▶ What is being asked: What is needed is an exact copy of the lines from the line containing "Recreate this image" to the line containing "const y = d3.scaleLinear().domain([0,3]).range([521,104.6]);", both lines included, and nothing else.

-------- Recorded data --------

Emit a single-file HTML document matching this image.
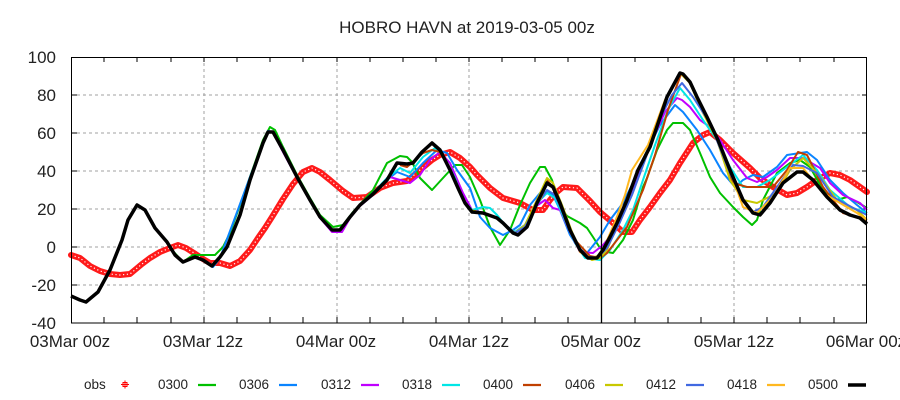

--------
-------- Recorded data --------

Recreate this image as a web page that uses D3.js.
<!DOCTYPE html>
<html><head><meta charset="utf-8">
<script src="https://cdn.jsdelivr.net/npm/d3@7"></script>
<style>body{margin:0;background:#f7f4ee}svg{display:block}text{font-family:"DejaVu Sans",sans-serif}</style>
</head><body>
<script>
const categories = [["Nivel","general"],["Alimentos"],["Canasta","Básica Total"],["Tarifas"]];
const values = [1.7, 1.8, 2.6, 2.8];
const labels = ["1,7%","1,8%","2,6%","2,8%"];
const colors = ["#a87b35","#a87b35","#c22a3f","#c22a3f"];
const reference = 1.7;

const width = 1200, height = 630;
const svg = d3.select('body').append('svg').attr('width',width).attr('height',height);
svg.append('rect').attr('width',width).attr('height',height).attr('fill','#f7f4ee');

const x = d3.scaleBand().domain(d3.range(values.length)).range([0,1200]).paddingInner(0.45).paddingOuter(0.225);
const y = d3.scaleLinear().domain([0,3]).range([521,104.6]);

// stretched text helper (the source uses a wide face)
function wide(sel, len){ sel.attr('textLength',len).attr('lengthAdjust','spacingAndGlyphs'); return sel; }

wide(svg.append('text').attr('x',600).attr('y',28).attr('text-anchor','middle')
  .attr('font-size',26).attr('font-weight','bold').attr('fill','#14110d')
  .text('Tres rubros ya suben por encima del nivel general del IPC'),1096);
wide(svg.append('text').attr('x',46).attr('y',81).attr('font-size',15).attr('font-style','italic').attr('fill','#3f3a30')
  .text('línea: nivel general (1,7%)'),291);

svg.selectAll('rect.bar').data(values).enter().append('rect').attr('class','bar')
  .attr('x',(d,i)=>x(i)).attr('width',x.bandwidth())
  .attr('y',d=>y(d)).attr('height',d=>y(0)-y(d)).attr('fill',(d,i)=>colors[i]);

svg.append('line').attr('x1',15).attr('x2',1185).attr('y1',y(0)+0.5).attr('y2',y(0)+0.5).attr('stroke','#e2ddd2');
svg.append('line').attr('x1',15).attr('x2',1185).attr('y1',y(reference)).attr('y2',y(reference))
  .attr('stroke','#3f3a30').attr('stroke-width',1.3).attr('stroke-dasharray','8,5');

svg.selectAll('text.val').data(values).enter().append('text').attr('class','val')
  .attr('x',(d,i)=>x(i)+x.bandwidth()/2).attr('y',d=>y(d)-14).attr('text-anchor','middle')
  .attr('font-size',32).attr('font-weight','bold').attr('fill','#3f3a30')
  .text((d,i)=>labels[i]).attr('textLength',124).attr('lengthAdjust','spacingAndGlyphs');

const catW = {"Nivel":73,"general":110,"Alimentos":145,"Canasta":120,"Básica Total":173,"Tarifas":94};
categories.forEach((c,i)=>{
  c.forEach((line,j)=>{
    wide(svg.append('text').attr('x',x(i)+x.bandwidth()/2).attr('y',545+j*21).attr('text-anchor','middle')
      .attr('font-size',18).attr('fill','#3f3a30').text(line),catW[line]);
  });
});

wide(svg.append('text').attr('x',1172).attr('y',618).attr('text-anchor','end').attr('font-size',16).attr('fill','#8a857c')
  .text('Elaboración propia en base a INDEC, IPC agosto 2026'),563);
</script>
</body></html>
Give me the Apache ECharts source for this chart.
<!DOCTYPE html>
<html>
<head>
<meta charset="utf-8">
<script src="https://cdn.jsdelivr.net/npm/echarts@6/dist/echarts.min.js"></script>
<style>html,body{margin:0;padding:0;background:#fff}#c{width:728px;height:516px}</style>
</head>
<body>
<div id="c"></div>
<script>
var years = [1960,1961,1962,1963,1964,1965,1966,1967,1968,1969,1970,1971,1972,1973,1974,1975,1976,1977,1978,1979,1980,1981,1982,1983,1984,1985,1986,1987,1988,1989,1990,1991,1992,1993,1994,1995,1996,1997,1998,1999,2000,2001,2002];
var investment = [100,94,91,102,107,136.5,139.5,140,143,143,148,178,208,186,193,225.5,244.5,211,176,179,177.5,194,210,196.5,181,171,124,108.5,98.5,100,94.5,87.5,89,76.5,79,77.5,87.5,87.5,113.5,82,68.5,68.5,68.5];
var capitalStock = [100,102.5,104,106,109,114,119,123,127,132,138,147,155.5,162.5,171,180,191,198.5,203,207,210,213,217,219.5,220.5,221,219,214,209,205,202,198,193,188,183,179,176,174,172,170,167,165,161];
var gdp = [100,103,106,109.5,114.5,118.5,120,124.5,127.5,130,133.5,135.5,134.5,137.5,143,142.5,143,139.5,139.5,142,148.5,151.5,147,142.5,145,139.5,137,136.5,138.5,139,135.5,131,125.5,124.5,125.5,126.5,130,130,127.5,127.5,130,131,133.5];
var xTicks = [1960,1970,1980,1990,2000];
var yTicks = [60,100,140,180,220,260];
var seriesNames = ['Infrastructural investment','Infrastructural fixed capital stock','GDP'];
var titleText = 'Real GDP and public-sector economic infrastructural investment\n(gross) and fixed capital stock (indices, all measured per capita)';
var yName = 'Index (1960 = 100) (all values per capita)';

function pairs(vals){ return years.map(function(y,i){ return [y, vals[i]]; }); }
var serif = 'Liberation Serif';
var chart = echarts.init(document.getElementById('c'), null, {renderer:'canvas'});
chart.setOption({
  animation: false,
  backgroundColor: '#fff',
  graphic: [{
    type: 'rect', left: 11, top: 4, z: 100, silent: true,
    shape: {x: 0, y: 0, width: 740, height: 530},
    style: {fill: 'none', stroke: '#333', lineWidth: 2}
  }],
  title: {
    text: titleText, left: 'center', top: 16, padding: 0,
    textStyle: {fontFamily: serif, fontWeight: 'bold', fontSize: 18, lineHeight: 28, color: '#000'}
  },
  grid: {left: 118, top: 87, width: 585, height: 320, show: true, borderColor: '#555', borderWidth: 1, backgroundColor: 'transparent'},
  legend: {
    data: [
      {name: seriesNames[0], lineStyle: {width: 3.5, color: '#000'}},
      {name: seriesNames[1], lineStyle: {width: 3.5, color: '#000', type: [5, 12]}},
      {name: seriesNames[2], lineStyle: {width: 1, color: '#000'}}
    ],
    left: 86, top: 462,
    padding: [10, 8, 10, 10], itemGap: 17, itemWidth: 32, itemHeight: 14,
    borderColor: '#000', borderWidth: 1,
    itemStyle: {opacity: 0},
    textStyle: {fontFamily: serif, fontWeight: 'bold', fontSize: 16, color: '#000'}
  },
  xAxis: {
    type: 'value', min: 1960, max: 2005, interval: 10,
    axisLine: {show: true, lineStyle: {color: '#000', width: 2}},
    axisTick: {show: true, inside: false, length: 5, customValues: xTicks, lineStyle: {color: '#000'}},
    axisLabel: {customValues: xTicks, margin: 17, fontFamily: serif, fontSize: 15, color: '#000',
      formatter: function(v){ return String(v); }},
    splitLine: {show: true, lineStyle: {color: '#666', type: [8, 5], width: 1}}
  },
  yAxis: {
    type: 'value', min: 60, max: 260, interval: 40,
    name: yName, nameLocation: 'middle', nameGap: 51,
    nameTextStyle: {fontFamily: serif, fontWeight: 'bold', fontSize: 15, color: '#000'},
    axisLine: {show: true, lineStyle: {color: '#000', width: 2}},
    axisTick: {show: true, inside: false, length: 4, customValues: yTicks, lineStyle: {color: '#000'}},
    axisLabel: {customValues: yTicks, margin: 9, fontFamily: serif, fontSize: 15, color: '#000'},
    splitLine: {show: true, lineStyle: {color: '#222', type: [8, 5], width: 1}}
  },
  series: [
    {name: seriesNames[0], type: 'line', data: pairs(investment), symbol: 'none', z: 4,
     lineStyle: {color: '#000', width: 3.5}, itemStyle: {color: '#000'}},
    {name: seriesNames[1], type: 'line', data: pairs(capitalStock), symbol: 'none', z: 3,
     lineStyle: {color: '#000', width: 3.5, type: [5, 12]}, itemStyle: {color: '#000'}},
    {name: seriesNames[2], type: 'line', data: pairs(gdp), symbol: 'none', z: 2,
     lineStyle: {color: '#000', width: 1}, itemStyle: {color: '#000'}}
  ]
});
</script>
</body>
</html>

--------

▶ Solved exercise:
Recreate this image as a web page that uses D3.js.
<!DOCTYPE html>
<html><head><meta charset="utf-8">
<script src="https://cdn.jsdelivr.net/npm/d3@7"></script>
<style>body{margin:0;background:#f7f4ee}svg{display:block}text{font-family:"DejaVu Sans",sans-serif}</style>
</head><body>
<script>
const categories = [["Nivel","general"],["Alimentos"],["Canasta","Básica Total"],["Tarifas"]];
const values = [1.7, 1.8, 2.6, 2.8];
const labels = ["1,7%","1,8%","2,6%","2,8%"];
const colors = ["#a87b35","#a87b35","#c22a3f","#c22a3f"];
const reference = 1.7;

const width = 1200, height = 630;
const svg = d3.select('body').append('svg').attr('width',width).attr('height',height);
svg.append('rect').attr('width',width).attr('height',height).attr('fill','#f7f4ee');

const x = d3.scaleBand().domain(d3.range(values.length)).range([0,1200]).paddingInner(0.45).paddingOuter(0.225);
const y = d3.scaleLinear().domain([0,3]).range([521,104.6]);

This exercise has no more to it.